Sometimes you can tell a lot from the smallest details of a project. The suffix “ly” in the name Earthly, for instance, nods subtly to how this pair of North Carolina noisemakers create music not necessarily of Earth but cobble together fragments from their terrestrial experience into a rough resemblance. The album title may account for the sheer amount of time ex-college roommates Edaan Brook and Brint Hansen have spent together, working through school, hanging out at home, writing songs, or just getting to know each other. You can hear that time in Days — the lifeblood of its tracks is an endless collection of samples that would’ve taken years to assemble, let alone arrange into music — and sense that close friendship, too. Look at the cover: two strange, colorful faces stare blankly, content to simply be in the same place.
But maybe that’s all a bit too serious for music like this, because if nothing else, Days wants to have fun. Earthly finger paints with found sound, plays tag with sequencers, jumps rope with drum machines, seesaws with FX pedals, and pigs out on bubblegum melody. You can imagine sing-songy opener “RGB” as the theme for a CGI “Rugrats” reboot, or “Ice Cream”‘s carnival bounce as a Cartoon Network interlude. One particularly exuberant track is straight-up called “Games”, and though it wastes no time dropping PlayStation samples into its iridescent chords, the music plays like an anthem for indoor kids who discovered their kindred spirits at noise shows and dance parties. Days doesn’t make you feel like a kid so much as it reminds you how great it can be to act like one.
Surrealist as they are, Brook and Hansen frequently dip into the uncanny valley, and it’s where their best ideas are found. Not unlike Oneohtrix Point Never or Holly Herndon, vocals are chopped and pitched into tuneful glossolalia, occasionally allowed to speak in daffy non sequiturs. And it’s often impossible to discern exactly what other sounds Earthly recorded, dismantled, and pieced back together for any given track. Was that a pan flute fluttering in the background of “Honison Climber”? Did they sample a soda commercial for “RGB”? You may want to pick apart the layers, but it’s better to soak in the frenzy; all those moving parts would be nonsense on their own, but together amount to a baffling electronic spectacle.

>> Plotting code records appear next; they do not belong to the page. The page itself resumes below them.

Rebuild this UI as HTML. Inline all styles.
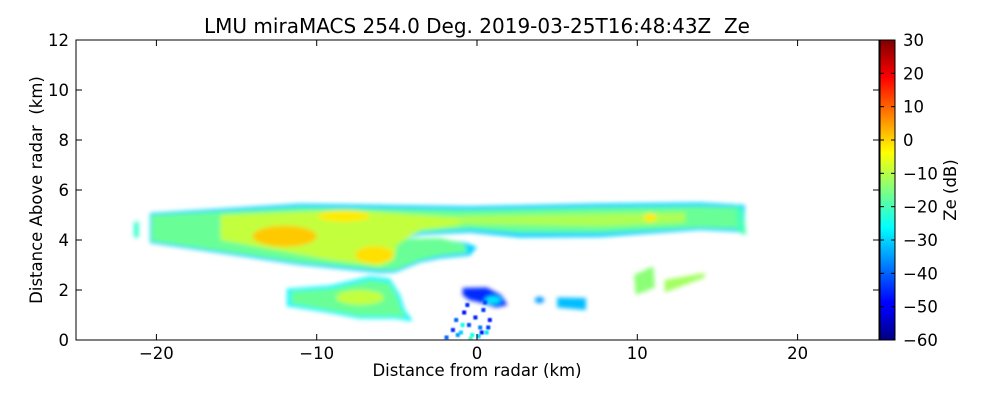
<!DOCTYPE html>
<html><head><meta charset="utf-8">
<style>
html,body{margin:0;padding:0;background:#fff;}
svg{display:block;font-family:"DejaVu Sans","Liberation Sans",sans-serif;}
</style></head>
<body>
<svg id="chart" width="1000" height="400" viewBox="0 0 1000 400" xmlns="http://www.w3.org/2000/svg">
<defs>
<filter id="soft" x="-5%" y="-5%" width="110%" height="110%"><feGaussianBlur stdDeviation="2.2"/></filter>
<filter id="soft2" x="-5%" y="-5%" width="110%" height="110%"><feGaussianBlur stdDeviation="0.8"/></filter>
<linearGradient id="jet" x1="0" y1="1" x2="0" y2="0">
<stop offset="0" stop-color="#00007f"/><stop offset="0.11" stop-color="#0000ff"/>
<stop offset="0.125" stop-color="#0000ff"/><stop offset="0.375" stop-color="#00ffff"/>
<stop offset="0.625" stop-color="#ffff00"/><stop offset="0.875" stop-color="#ff0000"/>
<stop offset="1" stop-color="#7f0000"/>
</linearGradient>
<clipPath id="plotclip"><rect x="76" y="40" width="803" height="300"/></clipPath>
</defs>
<text x="477" y="33" text-anchor="middle" font-size="20" xml:space="preserve">LMU miraMACS 254.0 Deg. 2019-03-25T16:48:43Z  Ze</text>
<g clip-path="url(#plotclip)"><g id="marks" filter="url(#soft)"></g></g>
<g id="speckles" clip-path="url(#plotclip)" filter="url(#soft2)"></g>
<rect x="76" y="40" width="803" height="300" fill="none" stroke="#000" stroke-width="1"/>
<g id="axes"></g>
<rect x="880" y="40" width="15" height="300" fill="url(#jet)"/>
<rect x="880" y="40" width="15" height="300" fill="none" stroke="#000"/>
<g id="cbticks"></g>
<text x="477" y="376" text-anchor="middle" font-size="16.5">Distance from radar (km)</text>
<text transform="translate(42,190) rotate(-90)" text-anchor="middle" font-size="16.5" xml:space="preserve">Distance Above radar  (km)</text>
<text transform="translate(956,190) rotate(-90)" text-anchor="middle" font-size="16.5">Ze (dB)</text>
</svg>
<script>
const xTicks = [-20, -10, 0, 10, 20];
const yTicks = [0, 2, 4, 6, 8, 10, 12];
const cbTicks = [30, 20, 10, 0, -10, -20, -30, -40, -50, -60];
const regionNames = ["main-band-edge","main-band-green","main-band-yellow","right-band-yellow","core-a","core-b","core-c","core-d",
 "lower-cell-edge","lower-cell","lower-cell-core","near-radar-echo","near-radar-core","small-echo-a","small-echo-b",
 "right-echo-a","right-echo-b","far-right-strip","far-left-strip"];
const regionPolys = [
 [[-20.4,5.08],[-11.04,5.45],[-0.44,5.35],[7.67,5.46],[13.9,5.5],[16.7,5.4],[16.7,4.32],[13.9,4.4],[7.67,4.12],[2.68,4.1],[-0.44,4.3],[-3.56,4.2],[-4.8,4.0],[-2.3,4.02],[-0.75,3.9],[0,3.72],[-0.44,3.38],[-2.3,3.26],[-3.56,3.1],[-5.1,2.7],[-6.05,2.68],[-11.04,3.0],[-20.4,3.88]],
 [[-20.3,5.0],[-11.04,5.3],[-0.44,5.2],[7.67,5.3],[13.9,5.35],[16.5,5.3],[16.5,4.45],[13.9,4.5],[7.67,4.3],[2.68,4.3],[-0.44,4.45],[-3.56,4.3],[-4.6,4.05],[-2.3,4.08],[-0.8,3.85],[-0.6,3.5],[-2.3,3.38],[-3.56,3.2],[-5.1,2.8],[-6.05,2.8],[-11.04,3.1],[-20.3,3.95]],
 [[-16.0,5.0],[-8.0,5.2],[-3.56,5.0],[-1.0,4.9],[-1.0,4.6],[-3.56,4.4],[-5.0,3.8],[-5.2,3.2],[-6.05,2.95],[-9.17,3.2],[-16.0,4.0]],
 [[-1.0,4.95],[7.67,5.05],[13.0,5.1],[13.0,4.7],[7.67,4.55],[-1.0,4.65]],
 "E:-12.0,4.15,2.0,0.42","E:-8.3,4.95,1.6,0.22","E:-6.4,3.4,1.2,0.35","E:10.8,4.9,0.4,0.18",
 [[-11.85,2.05],[-9.17,2.18],[-6.67,2.55],[-5.43,2.45],[-4.8,1.8],[-4.5,1.2],[-4.0,0.75],[-5.1,0.85],[-7.3,0.85],[-9.17,1.08],[-11.85,1.35]],
 [[-11.6,1.95],[-9.17,2.05],[-6.67,2.4],[-5.5,2.3],[-5.0,1.8],[-4.7,1.2],[-4.4,0.9],[-5.1,0.95],[-7.3,0.95],[-9.17,1.18],[-11.6,1.45]],
 "E:-7.3,1.7,1.5,0.3",
 [[-0.9,2.08],[0.6,2.1],[1.5,1.8],[1.9,1.4],[1.2,1.3],[0.2,1.5],[-0.5,1.6],[-0.9,1.8]],
 "E:1.0,1.6,0.5,0.15",
 "E:3.9,1.6,0.3,0.13",
 [[5.0,1.7],[6.8,1.68],[6.8,1.2],[5.0,1.3]],
 [[9.8,2.6],[11.0,2.95],[11.1,2.1],[9.9,1.8]],
 [[11.7,2.4],[14.2,2.68],[14.2,2.5],[11.7,1.9]],
 [[16.1,5.4],[16.6,5.2],[16.8,4.2],[16.3,4.3]],
 [[-21.4,4.7],[-21.1,4.75],[-21.1,4.1],[-21.4,4.1]]
];
const regionValues = [-30,-17,-9,-11,1,-2,-1,-2,-27,-17,-9,-45,-28,-35,-32,-14,-12,-20,-22];
const speckleX = [-1.5,-1.3,-1.0,-0.8,-0.5,-0.3,-0.1,0.2,0.4,0.6,0.8,-1.9,-1.2,-0.6,0.1,0.5,-0.9,0.3,0.7,-0.4];
const speckleZ = [0.4,0.8,0.3,1.1,0.6,0.2,0.9,0.5,1.2,0.3,0.8,0.1,0.2,1.4,0.15,1.5,0.6,0.3,0.5,0.05];
const speckleV = [-45,-40,-30,-48,-42,-25,-46,-38,-44,-28,-47,-40,-35,-45,-30,-42,-25,-48,-44,-20];

const X = k => 477 + k * 16.03;
const Y = z => 340 - z * 25;
const CB = v => 340 - (v + 60) / 90 * 300;
const NS = "http://www.w3.org/2000/svg";
function jet(v){
  const t = Math.max(0, Math.min(1, (v + 60) / 90));
  const c = f => Math.round(255 * Math.max(0, Math.min(1, 1.5 - Math.abs(4 * t - f))));
  return `rgb(${c(3)},${c(2)},${c(1)})`;
}
const marks = document.getElementById('marks');
regionPolys.forEach((p, i) => {
  let el;
  if (typeof p === 'string') {
    const a = p.slice(2).split(',').map(Number);
    el = document.createElementNS(NS, 'ellipse');
    el.setAttribute('cx', X(a[0])); el.setAttribute('cy', Y(a[1]));
    el.setAttribute('rx', a[2] * 16.03); el.setAttribute('ry', a[3] * 25);
  } else {
    el = document.createElementNS(NS, 'polygon');
    el.setAttribute('points', p.map(q => X(q[0]) + ',' + Y(q[1])).join(' '));
  }
  el.setAttribute('fill', jet(regionValues[i]));
  
  
  marks.appendChild(el);
});
const sp = document.getElementById('speckles');
speckleX.forEach((x, i) => {
  const r = document.createElementNS(NS, 'rect');
  r.setAttribute('x', X(x) - 2); r.setAttribute('y', Y(speckleZ[i]) - 2);
  r.setAttribute('width', 4); r.setAttribute('height', 4);
  r.setAttribute('fill', jet(speckleV[i]));
  
  
  sp.appendChild(r);
});
const axes = document.getElementById('axes');
function line(g, x1, y1, x2, y2){
  const l = document.createElementNS(NS, 'line');
  l.setAttribute('x1', x1); l.setAttribute('y1', y1); l.setAttribute('x2', x2); l.setAttribute('y2', y2);
  l.setAttribute('stroke', '#000');
  
  
  g.appendChild(l);
}
function text(g, x, y, s, anchor){
  const t = document.createElementNS(NS, 'text');
  t.setAttribute('x', x); t.setAttribute('y', y); t.setAttribute('font-size', '16.5');
  t.setAttribute('text-anchor', anchor); t.textContent = s;
  
  
  g.appendChild(t);
}
xTicks.forEach(v => {
  line(axes, X(v), 340, X(v), 334); line(axes, X(v), 40, X(v), 46);
  text(axes, X(v), 359, v < 0 ? '\u2212' + Math.abs(v) : String(v), 'middle');
});
yTicks.forEach(v => {
  line(axes, 76, Y(v), 82, Y(v)); line(axes, 879, Y(v), 873, Y(v));
  text(axes, 69, Y(v) + 6, String(v), 'end');
});
const cbg = document.getElementById('cbticks');
cbTicks.forEach(v => {
  line(cbg, 880, CB(v), 884, CB(v)); line(cbg, 895, CB(v), 891, CB(v));
  text(cbg, 903, CB(v) + 6, v < 0 ? '\u2212' + Math.abs(v) : String(v), 'start');
});
</script>
</body></html>
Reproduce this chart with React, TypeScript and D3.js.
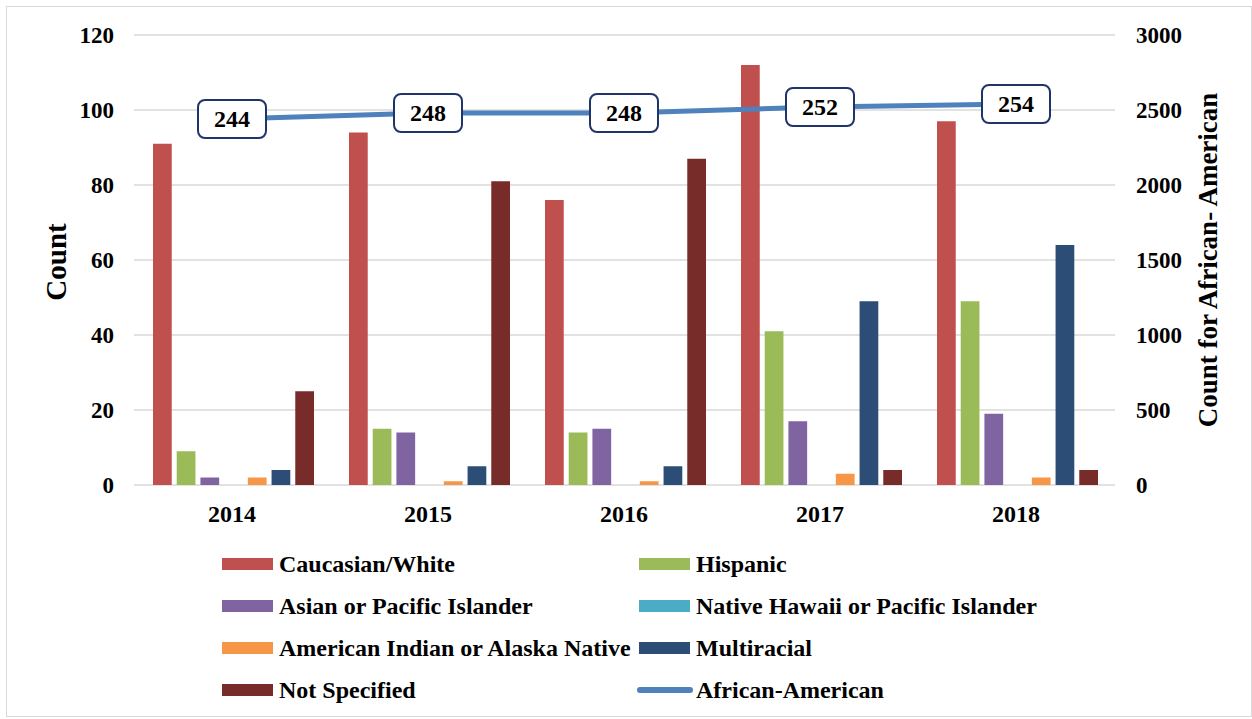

It’s unlikely you’ll hear another album like Days this year, but it’s not without predecessors. The influence of early aughts psych noise courses through the music, as if it’s a love child conceived during the first Black Dice and Animal Collective tour. But the offspring has grown independently, learning to speak its own language with new slang and more deliberate syntax. The sound resembles fellow audio collagists in places—Javelin’s playful No Mas, early Prefuse 73, Matmos, and the Books are all here. But throughout the record, Brook and Hansen discover new ways to surprise and thrill, making unexpected turns with each consecutive track. Even low-slung drifts and beatless shimmers aren’t off limits in their topsy-turvy digital funhouse. Maybe “balanced noise album” is an oxymoron, but so is “adult playground.” Indeed, Days is both.